Thursday, September 19, 2013

"[...] the courtroom spectacle"


"Dickens, who began his career as a court reporter, was ever more partial to emotive portraits than to the art of facticity. Bleak House, for instance, is populated by a judiciary of supreme inefficiency, who run their 'horse-hair warded heads against walls of words.' The reader, implicated in this warped system, has two unlikely tales from which to fathom events: Esther’s guileless, jarring earnestness or the ingenuity of the omniscient narrator. The novel, in general, seems to favor the slippery, unreliable narrator over the ingenuous. Villains, after all, often make for far more compelling characters.
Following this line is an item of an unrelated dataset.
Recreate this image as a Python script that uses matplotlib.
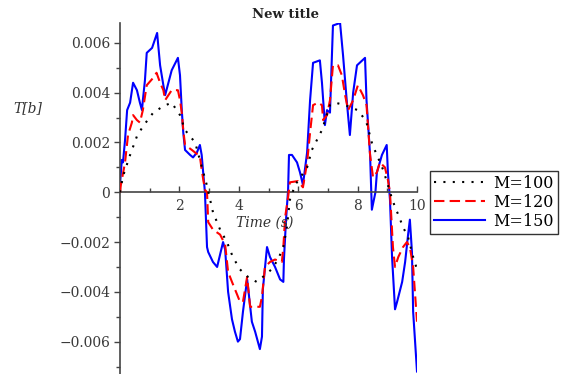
import matplotlib
matplotlib.use("Agg")
import matplotlib.pyplot as plt
from matplotlib.ticker import MultipleLocator, FixedLocator, FixedFormatter

# values, T[b] in units of 1e-3
t100 = [0, 0.1, 0.34, 0.57, 0.78, 1.12, 1.46, 1.74, 2.02, 2.19,
        2.36, 2.53, 2.69, 2.92, 3.13, 3.37, 3.6, 3.8, 4.04, 4.31,
        4.6, 4.81, 5.1, 5.32, 5.5, 5.62, 5.72, 5.9, 6.3, 6.46,
        6.63, 6.8, 7.07, 7.24, 7.58, 8.0, 8.2, 8.3, 8.5, 8.65,
        8.86, 8.98, 9.09, 9.26, 9.37, 9.53, 9.7, 9.87, 10]
v100 = [0, 0.64, 1.5, 2.25, 2.66, 3.2, 3.46, 3.6, 3.1, 2.5,
        2.25, 2.0, 1.3, 0.3, -0.8, -1.5, -2.0, -2.6, -3.1, -3.4,
        -3.6, -3.4, -3.1, -2.7, -2.2, -1.4, -0.3, 0.3, 1.0, 1.7,
        2.1, 2.5, 3.5, 3.6, 3.5, 3.3, 3.0, 2.8, 1.9, 1.5,
        0.9, 0.45, 0, -0.6, -0.9, -1.4, -1.8, -2.6, -3.1]

t120 = [0, 0.03, 0.17, 0.27, 0.4, 0.44, 0.57, 0.67, 0.77, 0.9,
        1.12, 1.23, 1.35, 1.46, 1.52, 1.63, 1.74, 1.95, 2.02, 2.08,
        2.13, 2.19, 2.42, 2.63, 2.69, 2.75, 2.86, 2.93, 2.97, 3.13,
        3.37, 3.54, 3.64, 3.77, 3.94, 4.04, 4.14, 4.28, 4.38, 4.48,
        4.71, 4.78, 4.88, 5.05, 5.22, 5.45, 5.5, 5.56, 5.66, 5.72,
        5.99, 6.16, 6.3, 6.4, 6.5, 6.67, 6.8, 6.84, 6.97, 7.07,
        7.17, 7.34, 7.47, 7.58, 7.68, 7.85, 8.01, 8.18, 8.3, 8.42,
        8.52, 8.65, 8.75, 8.92, 9.02, 9.09, 9.19, 9.26, 9.37, 9.53,
        9.66, 9.76, 9.87, 9.93, 10]
v120 = [0, 0.3, 1.2, 2.3, 2.8, 3.1, 2.9, 2.8, 3.3, 4.3,
        4.6, 4.8, 4.4, 4.1, 3.7, 3.9, 4.1, 4.1, 3.7, 3.2,
        2.5, 1.9, 1.7, 1.5, 1.45, 0.9, 0.1, 0, -1.2, -1.5,
        -1.7, -2.1, -3.2, -3.6, -4.1, -4.4, -4.4, -3.4, -4.6, -4.6,
        -4.6, -4.2, -3.0, -2.8, -2.7, -2.8, -2.2, -1.0, -0.2, 0.4,
        0.45, 0.2, 1.2, 2.4, 3.5, 3.6, 3.5, 2.9, 3.1, 3.7,
        5.1, 5.1, 4.7, 3.9, 3.3, 3.7, 4.3, 3.9, 3.5, 1.5,
        0.6, 0.8, 1.2, 1.0, 0.5, 0, -2.2, -3.0, -2.6, -2.2,
        -2.0, -2.2, -3.0, -4.0, -5.2]

t150 = [0, 0.06, 0.1, 0.17, 0.24, 0.34, 0.44, 0.57, 0.67, 0.74,
        0.77, 0.84, 0.9, 1.08, 1.25, 1.28, 1.35, 1.46, 1.52, 1.63,
        1.74, 1.95, 2.02, 2.08, 2.13, 2.19, 2.36, 2.46, 2.59, 2.69,
        2.75, 2.8, 2.86, 2.93, 2.97, 3.13, 3.27, 3.37, 3.47, 3.54,
        3.64, 3.77, 3.87, 3.97, 4.04, 4.14, 4.28, 4.31, 4.44, 4.55,
        4.71, 4.78, 4.81, 4.95, 5.05, 5.22, 5.39, 5.5, 5.52, 5.59,
        5.66, 5.69, 5.79, 5.96, 6.06, 6.16, 6.3, 6.4, 6.5, 6.73,
        6.8, 6.9, 6.97, 7.07, 7.17, 7.41, 7.51, 7.64, 7.74, 7.85,
        7.98, 8.25, 8.3, 8.42, 8.48, 8.6, 8.65, 8.82, 8.98, 9.02,
        9.09, 9.16, 9.26, 9.33, 9.5, 9.6, 9.7, 9.76, 9.83, 9.87,
        9.93, 10]
v150 = [0.3, 1.3, 1.2, 2.1, 3.3, 3.6, 4.4, 4.1, 3.6, 3.3,
        3.7, 4.5, 5.6, 5.8, 6.4, 6.0, 5.1, 4.3, 3.9, 4.4,
        4.9, 5.4, 4.7, 3.3, 2.4, 1.7, 1.5, 1.4, 1.6, 1.9,
        1.5, 0.8, 0, -2.2, -2.4, -2.8, -3.0, -2.5, -2.0, -2.3,
        -4.0, -5.1, -5.6, -6.0, -5.9, -4.8, -3.5, -3.8, -5.2, -5.6,
        -6.3, -5.8, -3.9, -2.2, -2.6, -3.0, -3.5, -3.6, -2.7, -1.1,
        0.1, 1.5, 1.5, 1.2, 0.8, 0.3, 1.6, 3.7, 5.2, 5.3,
        4.4, 2.7, 3.3, 3.2, 6.7, 6.8, 5.5, 3.6, 2.3, 4.0,
        5.1, 5.4, 3.7, 1.5, -0.7, 0, 0.8, 1.5, 1.9, 0.8,
        -0.3, -2.6, -4.7, -4.4, -3.6, -2.8, -1.7, -1.1, -2.4, -4.8,
        -5.9, -7.2]

labels = ["M=100", "M=120", "M=150"]
xticks = [2, 4, 6, 8, 10]
yticks = [-0.006, -0.004, -0.002, 0, 0.002, 0.004, 0.006]
ytick_labels = ["\u22120.006", "\u22120.004", "\u22120.002", "0",
                "0.002", "0.004", "0.006"]

plt.rcParams["font.family"] = ["DejaVu Serif"]

fig = plt.figure(figsize=(5.62, 3.74), dpi=100)
ax = fig.add_axes([120/562, 0, 297/562, 351/374])

s = 1e-3
l3, = ax.plot(t150, [v*s for v in v150], color="#0000ff", lw=1.5, zorder=2)
l2, = ax.plot(t120, [v*s for v in v120], color="#ff0000", lw=1.5,
              linestyle=(0, (5, 2.5)), zorder=3)
l1, = ax.plot(t100, [v*s for v in v100], color="black", lw=1.5,
              linestyle=(0, (1, 3.5)), zorder=4)

ax.set_xlim(0, 10)
ax.set_ylim(-0.0073, 0.0068)

for side in ["top", "right"]:
    ax.spines[side].set_visible(False)
ax.spines["left"].set_position(("data", 0))
ax.spines["bottom"].set_position(("data", 0))
for side in ["left", "bottom"]:
    ax.spines[side].set_color("#444444")
    ax.spines[side].set_linewidth(1.2)

ax.xaxis.set_major_locator(FixedLocator(xticks))
ax.xaxis.set_minor_locator(MultipleLocator(1))
ax.yaxis.set_major_locator(FixedLocator(yticks))
ax.yaxis.set_major_formatter(FixedFormatter(ytick_labels))
ax.yaxis.set_minor_locator(MultipleLocator(0.001))

ax.tick_params(axis="x", which="both", direction="in", color="#444444",
               labelsize=10, labelcolor="#3a3a3a", pad=5)
ax.tick_params(axis="x", which="major", length=4, width=1)
ax.tick_params(axis="x", which="minor", length=3, width=1)
ax.tick_params(axis="y", which="both", direction="out", color="#444444",
               labelsize=10, labelcolor="#3a3a3a", pad=3)
ax.tick_params(axis="y", which="major", length=4, width=1)
ax.tick_params(axis="y", which="minor", length=3, width=1)

fig.text(286/562, 1 - 14/374, "New title", ha="center", va="center",
         fontsize=9.5, fontweight="bold", color="#222222")
fig.text(28/562, 1 - 108/374, "T[b]", ha="center", va="center",
         fontsize=10, style="italic", color="#333333")
fig.text(265/562, 1 - 223/374, "Time (s)", ha="center", va="center",
         fontsize=10, style="italic", color="#333333")

leg = fig.legend([l1, l2, l3], labels, loc="upper left",
                 bbox_to_anchor=(430/562, 1 - 171/374), fontsize=11.5,
                 frameon=True, fancybox=False, handlelength=3.2,
                 handletextpad=0.5, labelspacing=0.12, borderpad=0.25,
                 borderaxespad=0)
leg.get_frame().set_edgecolor("black")
leg.get_frame().set_linewidth(1.0)

fig.savefig("out.png", dpi=100)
In such cases, the reader assumes his or her role of moral adjudicator: the more these infamous characters do protest, the more we discerning readers deem them treacherous.
     To 'narrate' was originally a term of law, used to designate the initial statement of a trial; and much has been made of the parallels between literary and legal detectives, of the court as a spectacle wherein players compete for the juror’s attention; the juror, like the reader, is charged with sifting fact from fancy.
     'The journalistic ‘I’ is an overreliable narrator,' Janet Malcolm writes in her seminal work, The Journalist and the Murderer, 'a functionary to whom crucial tasks of narration and argument and tone have been entrusted, an ad hoc creation, like the chorus of Greek tragedy.'
     It perhaps comes as no surprise that the Greeks, who loved a good chorus, invented trial by (sizable) jury."